Karena agama intrinsik dan ekstrinsik pun kemudian mengalami evolusi. Di kalangan psikolog setidaknya ada empat tipe keberagamaan di kalangan umat-umatnya. Lalu manakah yang benar, ekstrinsik atau intrinsik? Jalal tak memberi jawab atas pertanyaan ini, karena memang tak perlu dijawab. Tapi, Romo Magnis memberi titik terang. "Allah tak akan pusing menyelesaikan masalah keragaman agama," katanya.

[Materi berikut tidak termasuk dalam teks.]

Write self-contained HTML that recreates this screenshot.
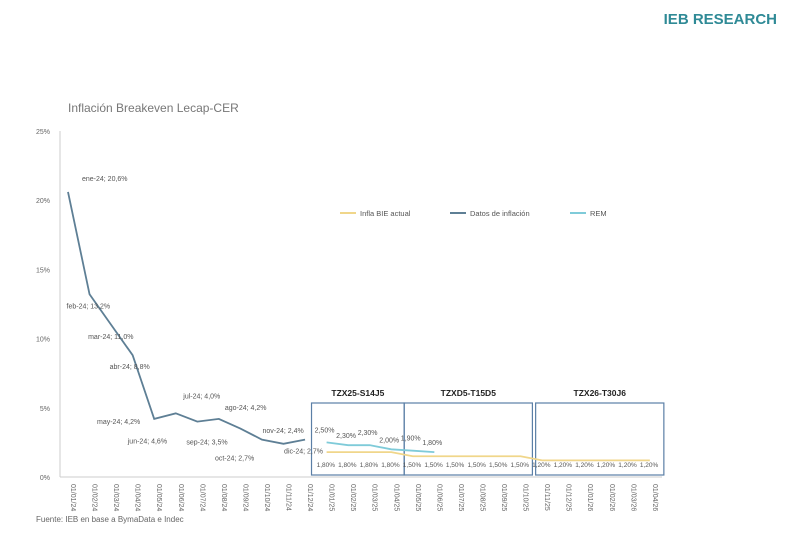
<!DOCTYPE html>
<html><head><meta charset="utf-8"><style>
body{margin:0;background:#fff;}
svg text{font-family:"Liberation Sans",sans-serif;}
</style></head><body>
<svg id="chart" width="800" height="536" xmlns="http://www.w3.org/2000/svg">
<text x="777" y="24" text-anchor="end" font-size="15" font-weight="bold" fill="#2f8a96">IEB RESEARCH</text>
<text x="68" y="112" font-size="12" fill="#777">Inflación Breakeven Lecap-CER</text>
<text x="36" y="522" font-size="8" fill="#666">Fuente: IEB en base a BymaData e Indec</text>
<g id="axes"></g><g id="marks"></g>
</svg>
<script>
const months=["01/01/24","01/02/24","01/03/24","01/04/24","01/05/24","01/06/24","01/07/24","01/08/24","01/09/24","01/10/24","01/11/24","01/12/24","01/01/25","01/02/25","01/03/25","01/04/25","01/05/25","01/06/25","01/07/25","01/08/25","01/09/25","01/10/25","01/11/25","01/12/25","01/01/26","01/02/26","01/03/26","01/04/26"];
const inflNames=["ene-24","feb-24","mar-24","abr-24","may-24","jun-24","jul-24","ago-24","sep-24","oct-24","nov-24","dic-24"];
const inflValues=[20.6,13.2,11.0,8.8,4.2,4.6,4.0,4.2,3.5,2.7,2.4,2.7];
const remValues=[2.5,2.3,2.3,2.0,1.9,1.8];
const bieValues=[1.8,1.8,1.8,1.8,1.5,1.5,1.5,1.5,1.5,1.5,1.2,1.2,1.2,1.2,1.2,1.2];
const yTicks=[0,5,10,15,20,25];
const boxes=[{name:"TZX25-S14J5",from:11.3,to:15.6},{name:"TZXD5-T15D5",from:15.6,to:21.55},{name:"TZX26-T30J6",from:21.7,to:27.65}];
const labelOff=[[14,-14,"start"],[-23,11,"start"],[-23,11,"start"],[-23,11,"start"],[-14,2,"end"],[-48,27,"start"],[-14,-26,"start"],[6,-12,"start"],[-54,13,"start"],[-47,18,"start"],[-21,-14,"start"],[-21,11,"start"]];
const NS="http://www.w3.org/2000/svg";
const X=i=>68+21.55*i, Y=v=>477-v*13.84;
const ax=document.getElementById('axes'), mk=document.getElementById('marks');
function el(t,a,p,txt){const e=document.createElementNS(NS,t);for(const k in a)e.setAttribute(k,a[k]);if(txt!==undefined)e.textContent=txt;p.appendChild(e);return e;}
let e=el('line',{x1:60,y1:131,x2:60,y2:477,stroke:'#ccc'},ax);

e=el('line',{x1:60,y1:477,x2:662,y2:477,stroke:'#ccc'},ax);

yTicks.forEach(t=>{const e=el('text',{x:50,y:Y(t)+3,'text-anchor':'end','font-size':7,fill:'#666'},ax,t+'%');
});
months.forEach((m,i)=>{const e=el('text',{x:0,y:0,'font-size':7,fill:'#666',transform:`translate(${X(i)+3},484) rotate(90)`},ax,m);
});
boxes.forEach(b=>{const x1=X(b.from),x2=X(b.to);
let e=el('rect',{x:x1,y:403,width:x2-x1,height:72,fill:'none',stroke:'#5b7fa6','stroke-width':1.2},mk);

e=el('text',{x:(x1+x2)/2,y:396,'text-anchor':'middle','font-size':8.5,'font-weight':'bold',fill:'#222'},mk,b.name);
});
function line(vals,off,color,name){const e=el('polyline',{points:vals.map((v,i)=>X(i+off)+','+Y(v)).join(' '),fill:'none',stroke:color,'stroke-width':1.8},mk);
}
line(bieValues,12,'#f0d68a','bie-line');
line(remValues,12,'#7fcbd9','rem-line');
line(inflValues,0,'#5e7f95','inflation-line');
inflValues.forEach((v,i)=>{const o=labelOff[i];const e=el('text',{x:X(i)+o[0],y:Y(v)+o[1]+3,'text-anchor':o[2],'font-size':7,fill:'#555'},mk,inflNames[i]+'; '+String(v.toFixed(1)).replace('.',',')+'%');
});
remValues.forEach((v,i)=>{const e=el('text',{x:X(i+12)-12,y:Y(v)-10+(i%2?3:0),'font-size':7,fill:'#555'},mk,v.toFixed(2).replace('.',',')+'%');
});
bieValues.forEach((v,i)=>{const e=el('text',{x:X(i+12)-10,y:467,'font-size':6.5,fill:'#555'},mk,v.toFixed(2).replace('.',',')+'%');
});
[["Infla BIE actual","#f0d68a",340],["Datos de inflación","#5e7f95",450],["REM","#7fcbd9",570]].forEach(l=>{
let e=el('line',{x1:l[2],y1:213,x2:l[2]+16,y2:213,stroke:l[1],'stroke-width':2},mk);

e=el('text',{x:l[2]+20,y:216,'font-size':7.5,fill:'#555'},mk,l[0]);
});
</script>
</body></html>
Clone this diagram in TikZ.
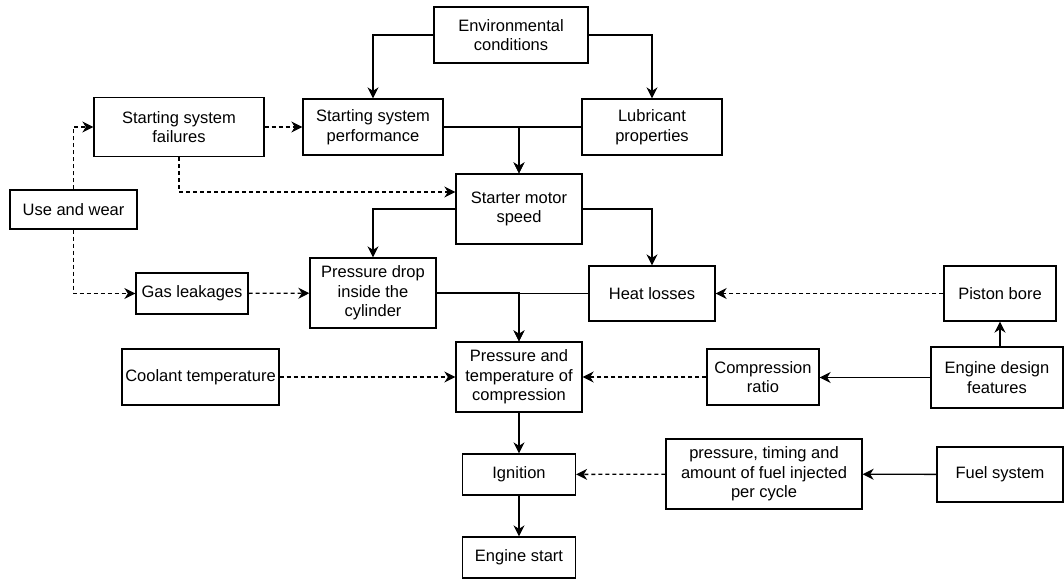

Dari bahasan dengan referensi yang luas tentang psikologi dan agama itu, Jalal sampai pada kesimpulan bahwa kesucian akan mengantarkan orang pada kerendah-hatian. Seperti sabda Nabi, beragama tak perlu dengan sikap marah. Sikap yang ditunjukan Jalal sendiri, sehingga peluncuran bukunya meriah oleh para peminat buah pikirannya. Usai bedah buku ia pun harus rela tertunda makan siangnya karena peserta antri untuk mendapat tanda tangan penulis buku Psikologi Komunikasi yang fenomenal itu.